Ø  A utilização de romano no nome evoca, evidentemente, o passado glorioso do império romano, algo já sonhado por Carlos Magno e seu sonho de uma Europa unida. Ao adotar o nome de “Império Romano”, esse império na Europa se colocava numa situação ambígua diante daquilo que chamamos de Império Bizantino. Nunca é demais lembrar que “Império Bizantino” é uma invenção da historiografia, uma invenção, até certo ponto etnocêntrica. O Império Bizantino nada mais é que o verdadeiro Império Romano do Oriente que sobreviveu às invasões barbaras que continuou a existir e em alguns momentos até a prosperar ao longo de toda a Idade Média. Ao usar o nome de "Império Romano", o Sacro Império Romano-Germânico adotava uma postura não só de herdeiro do verdadeiro império romano – o que é, no mínimo discutível, dada a existência do próprio Império Bizantino – como também buscava uma espécie de reconhecimento em relação ao seu rival Oriental. No entanto, os Bizantinos jamais aceitaram o status de “romano” no Sacro Império Romano-Germânico, e sequer chamavam o imperador de imperador.

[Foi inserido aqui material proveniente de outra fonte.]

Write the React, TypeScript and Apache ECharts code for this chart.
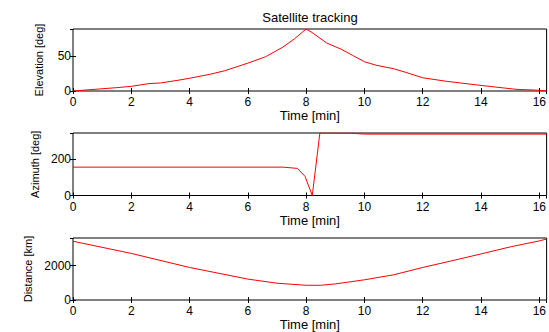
import React, { useEffect, useRef } from "react";
import * as echarts from "echarts";

const TMAX = 16.25;
const xTicks = [0, 2, 4, 6, 8, 10, 12, 14, 16];

const elevT = [0, 1.5, 2, 2.6, 3, 3.6, 4, 4.7, 5.2, 6, 6.6, 7.2, 7.6, 8, 8.2, 8.7, 9.2, 9.6, 10, 10.4, 11, 11.4, 12, 12.8, 14, 15.2, 16, 16.25];
const elevV = [0, 4.8, 6.7, 10.6, 11.5, 15.4, 18.3, 24, 29, 40, 49, 63, 75, 89, 84, 69, 60, 51, 42, 37, 32, 27, 19, 14, 8, 2.4, 1, 0];

const azT = [0, 7.2, 7.7, 7.96, 8.21, 8.47, 9.5, 10, 16.25];
const azV = [157, 157, 150, 106, 0, 346, 345, 340, 340];

const distT = [0, 2, 4, 6, 7, 8, 8.5, 9, 10, 11, 12, 13, 14, 15, 16, 16.25];
const distV = [3430, 2720, 1900, 1220, 980, 860, 860, 940, 1180, 1470, 1900, 2290, 2690, 3100, 3450, 3560];

const yNames = ["Elevation [deg]", "Azimuth [deg]", "Distance [km]"];
const yMax = [89, 346, 3620];
const yInterval = [50, 200, 2000];
const title = "Satellite tracking";
const xName = "Time [min]";

const FONT = "'Liberation Sans', Arial, sans-serif";

export default function App() {
  const ref = useRef<HTMLDivElement>(null);
  useEffect(() => {
    if (!ref.current) return;
    const chart = echarts.init(ref.current, undefined, { renderer: "svg" });
    const grids = [
      { left: 73, top: 29, width: 474, height: 62 },
      { left: 73, top: 133, width: 474, height: 62.5 },
      { left: 73, top: 238, width: 474, height: 62.5 },
    ].map((g) => ({ ...g, show: true, borderColor: "#000", borderWidth: 1, backgroundColor: "#fff" }));

    const tick = { show: true, inside: true, length: 3, lineStyle: { color: "#000", width: 1 } };
    const xAxes: any[] = [];
    const yAxes: any[] = [];
    for (let i = 0; i < 3; i++) {
      xAxes.push({
        type: "value",
        gridIndex: i,
        position: "bottom",
        min: 0,
        max: TMAX,
        interval: 2,
        name: xName,
        nameLocation: "middle",
        nameGap: 18,
        nameTextStyle: { color: "#000", fontSize: 13, fontFamily: FONT },
        axisLine: { show: false },
        axisTick: tick,
        splitLine: { show: false },
        axisLabel: {
          color: "#000",
          fontSize: 12,
          fontFamily: FONT,
          margin: 5,
          showMaxLabel: false,
          formatter: (v: number) => (xTicks.includes(v) ? String(v) : ""),
        },
      });
      xAxes.push({
        type: "value",
        gridIndex: i,
        position: "top",
        min: 0,
        max: TMAX,
        interval: 2,
        axisLine: { show: false },
        axisTick: tick,
        splitLine: { show: false },
        axisLabel: { show: false },
      });
      yAxes.push({
        type: "value",
        gridIndex: i,
        position: "left",
        min: 0,
        max: yMax[i],
        interval: yInterval[i],
        name: yNames[i],
        nameLocation: "middle",
        nameRotate: 90,
        nameGap: 29,
        nameTextStyle: { color: "#000", fontSize: 11, fontFamily: FONT },
        axisLine: { show: false },
        axisTick: tick,
        splitLine: { show: false },
        axisLabel: {
          color: "#000",
          fontSize: 12,
          fontFamily: FONT,
          margin: 2,
          showMaxLabel: false,
          formatter: (v: number) => String(v),
        },
      });
      yAxes.push({
        type: "value",
        gridIndex: i,
        position: "right",
        min: 0,
        max: yMax[i],
        interval: yInterval[i],
        axisLine: { show: false },
        axisTick: tick,
        splitLine: { show: false },
        axisLabel: { show: false },
      });
    }
    const mk = (t: number[], v: number[], i: number) => ({
      type: "line",
      xAxisIndex: i * 2,
      yAxisIndex: i * 2,
      data: t.map((x, k) => [x, v[k]]),
      symbol: "none",
      lineStyle: { color: "#ff0000", width: 1 },
    });
    chart.setOption({
      animation: false,
      backgroundColor: "#fff",
      grid: grids,
      xAxis: xAxes,
      yAxis: yAxes,
      series: [mk(elevT, elevV, 0), mk(azT, azV, 1), mk(distT, distV, 2)],
      graphic: [
        {
          type: "text",
          x: 310,
          y: 17.5,
          style: {
            text: title,
            fill: "#000",
            font: `13px ${FONT}`,
            textAlign: "center",
            textVerticalAlign: "middle",
          },
        },
      ],
    });
    return () => chart.dispose();
  }, []);
  return <div ref={ref} style={{ position: "fixed", left: 0, top: 0, width: 549, height: 332 }} />;
}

Em 1759, Voltaire escreveu no Essai sur l'histoire générale et sur les mœurs et l'esprit des nations  que o Sacro Império Romano-Germânico não era nem sagrado, nem romano, nem império. Essa declaração do filósofo ilumista francês é sintomática. Não era sagrado porque, apesar da proximidade do poder religioso com o temporal, havia uma separação mais clara entre ambos do que no caso do Oriente, chegando a haver, como vimos, até mesmo controvérsias sérias entre ambos. Não era obviamente romano, porque não houve continuidade entre esse império e o Império Romano, apenas uma apropriação do nome. E não era Império porque, apesar do título, o imperador não tinha poderes absolutos; na verdade, seus poderes dependiam dos vínculos feudais e o Sacro Império Romano-Germânico era mais uma espécie de confederação de territórios feudais.